::: EXTRACTED DATA

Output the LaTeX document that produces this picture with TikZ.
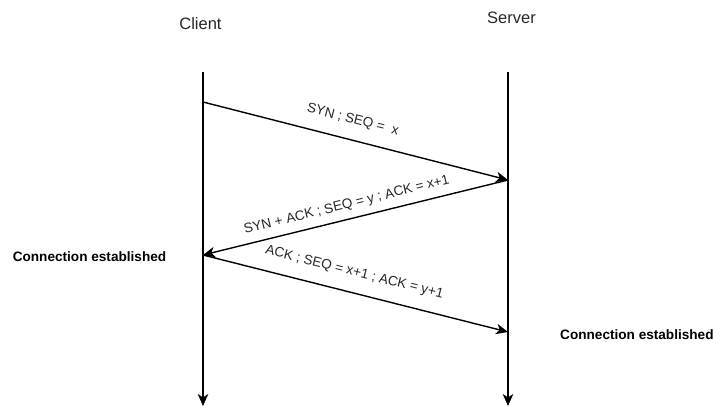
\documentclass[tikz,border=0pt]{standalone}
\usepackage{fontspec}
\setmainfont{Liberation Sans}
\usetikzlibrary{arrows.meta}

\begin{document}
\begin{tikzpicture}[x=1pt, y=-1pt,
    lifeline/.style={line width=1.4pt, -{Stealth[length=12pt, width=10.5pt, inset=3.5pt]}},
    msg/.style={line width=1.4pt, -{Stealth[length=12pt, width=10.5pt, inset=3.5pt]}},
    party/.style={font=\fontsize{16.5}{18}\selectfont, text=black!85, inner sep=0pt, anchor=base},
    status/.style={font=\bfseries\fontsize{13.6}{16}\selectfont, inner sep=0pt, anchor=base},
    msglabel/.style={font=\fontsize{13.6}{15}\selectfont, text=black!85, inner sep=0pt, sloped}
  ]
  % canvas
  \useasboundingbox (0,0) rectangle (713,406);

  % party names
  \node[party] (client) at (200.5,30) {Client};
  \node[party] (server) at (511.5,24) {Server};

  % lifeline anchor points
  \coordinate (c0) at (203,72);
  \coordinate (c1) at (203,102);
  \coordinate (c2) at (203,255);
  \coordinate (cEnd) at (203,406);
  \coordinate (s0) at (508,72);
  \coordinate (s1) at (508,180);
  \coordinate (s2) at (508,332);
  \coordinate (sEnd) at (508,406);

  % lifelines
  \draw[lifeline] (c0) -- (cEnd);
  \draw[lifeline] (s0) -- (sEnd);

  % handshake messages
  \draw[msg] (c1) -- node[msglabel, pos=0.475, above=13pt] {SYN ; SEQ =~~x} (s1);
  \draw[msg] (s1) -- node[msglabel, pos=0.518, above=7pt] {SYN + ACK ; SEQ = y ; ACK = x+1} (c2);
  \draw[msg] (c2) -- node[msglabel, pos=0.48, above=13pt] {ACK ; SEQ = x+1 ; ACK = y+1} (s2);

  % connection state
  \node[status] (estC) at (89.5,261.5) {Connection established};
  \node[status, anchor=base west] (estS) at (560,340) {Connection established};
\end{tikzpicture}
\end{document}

::::::
::: EXTRACTED DATA

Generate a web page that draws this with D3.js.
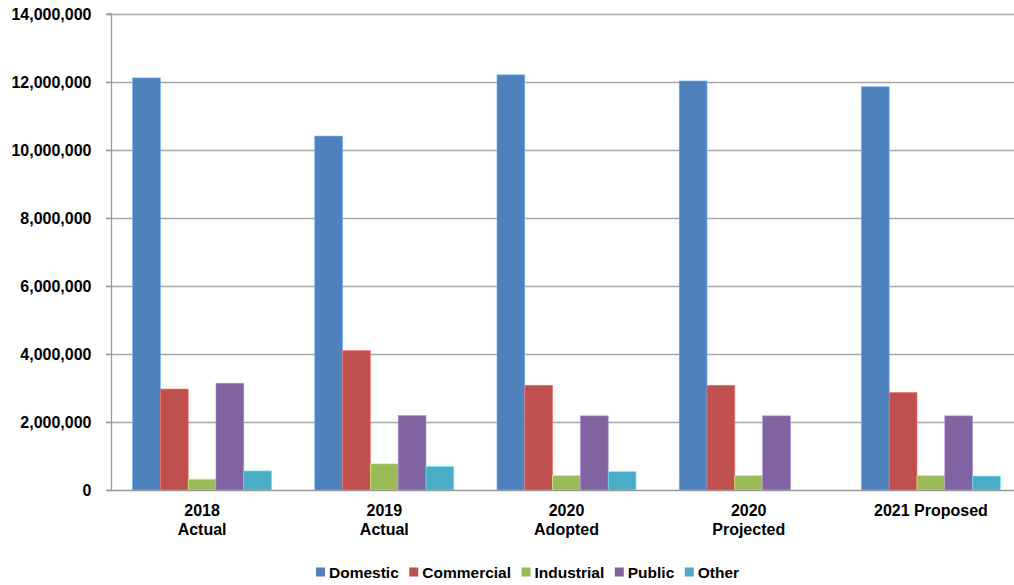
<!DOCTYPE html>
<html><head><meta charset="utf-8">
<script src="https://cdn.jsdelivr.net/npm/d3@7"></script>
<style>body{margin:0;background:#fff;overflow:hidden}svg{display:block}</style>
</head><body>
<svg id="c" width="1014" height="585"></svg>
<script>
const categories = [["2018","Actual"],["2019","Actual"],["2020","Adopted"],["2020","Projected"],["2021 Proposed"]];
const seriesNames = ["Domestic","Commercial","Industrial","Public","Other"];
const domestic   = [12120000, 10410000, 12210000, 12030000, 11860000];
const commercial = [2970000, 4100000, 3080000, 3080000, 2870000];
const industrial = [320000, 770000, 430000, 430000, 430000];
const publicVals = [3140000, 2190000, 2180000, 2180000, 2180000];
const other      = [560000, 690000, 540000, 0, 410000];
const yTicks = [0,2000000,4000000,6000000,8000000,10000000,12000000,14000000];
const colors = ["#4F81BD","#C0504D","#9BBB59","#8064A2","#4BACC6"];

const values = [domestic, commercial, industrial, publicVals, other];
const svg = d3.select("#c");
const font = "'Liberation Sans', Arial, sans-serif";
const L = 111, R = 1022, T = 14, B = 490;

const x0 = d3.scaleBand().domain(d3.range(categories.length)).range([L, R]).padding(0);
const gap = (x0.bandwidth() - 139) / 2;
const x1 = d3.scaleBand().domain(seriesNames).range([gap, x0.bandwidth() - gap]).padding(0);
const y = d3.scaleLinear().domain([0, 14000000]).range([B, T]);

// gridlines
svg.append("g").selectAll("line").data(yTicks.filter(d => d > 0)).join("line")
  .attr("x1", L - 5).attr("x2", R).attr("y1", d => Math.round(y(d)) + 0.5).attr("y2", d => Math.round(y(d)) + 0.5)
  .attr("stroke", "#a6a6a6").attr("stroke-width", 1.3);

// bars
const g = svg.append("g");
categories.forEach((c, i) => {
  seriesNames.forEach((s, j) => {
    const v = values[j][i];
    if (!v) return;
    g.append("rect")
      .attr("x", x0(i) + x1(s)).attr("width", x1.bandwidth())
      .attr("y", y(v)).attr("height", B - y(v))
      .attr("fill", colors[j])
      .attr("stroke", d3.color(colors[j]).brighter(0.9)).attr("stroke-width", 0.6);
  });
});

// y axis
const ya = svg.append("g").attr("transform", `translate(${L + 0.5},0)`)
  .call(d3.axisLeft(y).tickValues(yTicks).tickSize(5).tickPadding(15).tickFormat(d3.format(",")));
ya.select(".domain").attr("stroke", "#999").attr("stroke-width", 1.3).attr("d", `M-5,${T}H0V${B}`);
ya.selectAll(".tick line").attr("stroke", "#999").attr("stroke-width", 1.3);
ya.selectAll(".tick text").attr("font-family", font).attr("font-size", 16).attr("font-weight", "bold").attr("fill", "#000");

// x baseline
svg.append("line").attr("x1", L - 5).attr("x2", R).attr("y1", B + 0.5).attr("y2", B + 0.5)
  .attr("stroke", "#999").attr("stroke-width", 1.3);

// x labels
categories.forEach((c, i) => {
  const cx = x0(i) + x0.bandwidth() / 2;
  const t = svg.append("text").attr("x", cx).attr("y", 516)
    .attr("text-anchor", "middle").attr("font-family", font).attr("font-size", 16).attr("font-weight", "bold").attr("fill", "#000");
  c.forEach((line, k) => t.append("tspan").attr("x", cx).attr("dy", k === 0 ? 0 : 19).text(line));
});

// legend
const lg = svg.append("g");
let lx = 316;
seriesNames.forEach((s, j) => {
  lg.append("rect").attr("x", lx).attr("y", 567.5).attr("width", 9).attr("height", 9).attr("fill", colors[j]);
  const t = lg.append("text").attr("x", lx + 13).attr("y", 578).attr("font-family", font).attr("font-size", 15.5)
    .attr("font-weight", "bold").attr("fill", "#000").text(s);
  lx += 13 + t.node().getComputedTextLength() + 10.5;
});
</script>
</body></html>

::::::

## [TO BE DONE]
Only the lines starting at the line with "Output the LaTeX" and ending at the line with "(server) at (511.5,24)" should be printed again, exactly and with both ends kept; omit the pictures.

## [WRITTEN RESPONSE]
Output the LaTeX document that produces this picture with TikZ.
\documentclass[tikz,border=0pt]{standalone}
\usepackage{fontspec}
\setmainfont{Liberation Sans}
\usetikzlibrary{arrows.meta}

\begin{document}
\begin{tikzpicture}[x=1pt, y=-1pt,
    lifeline/.style={line width=1.4pt, -{Stealth[length=12pt, width=10.5pt, inset=3.5pt]}},
    msg/.style={line width=1.4pt, -{Stealth[length=12pt, width=10.5pt, inset=3.5pt]}},
    party/.style={font=\fontsize{16.5}{18}\selectfont, text=black!85, inner sep=0pt, anchor=base},
    status/.style={font=\bfseries\fontsize{13.6}{16}\selectfont, inner sep=0pt, anchor=base},
    msglabel/.style={font=\fontsize{13.6}{15}\selectfont, text=black!85, inner sep=0pt, sloped}
  ]
  % canvas
  \useasboundingbox (0,0) rectangle (713,406);

  % party names
  \node[party] (client) at (200.5,30) {Client};
  \node[party] (server) at (511.5,24) {Server};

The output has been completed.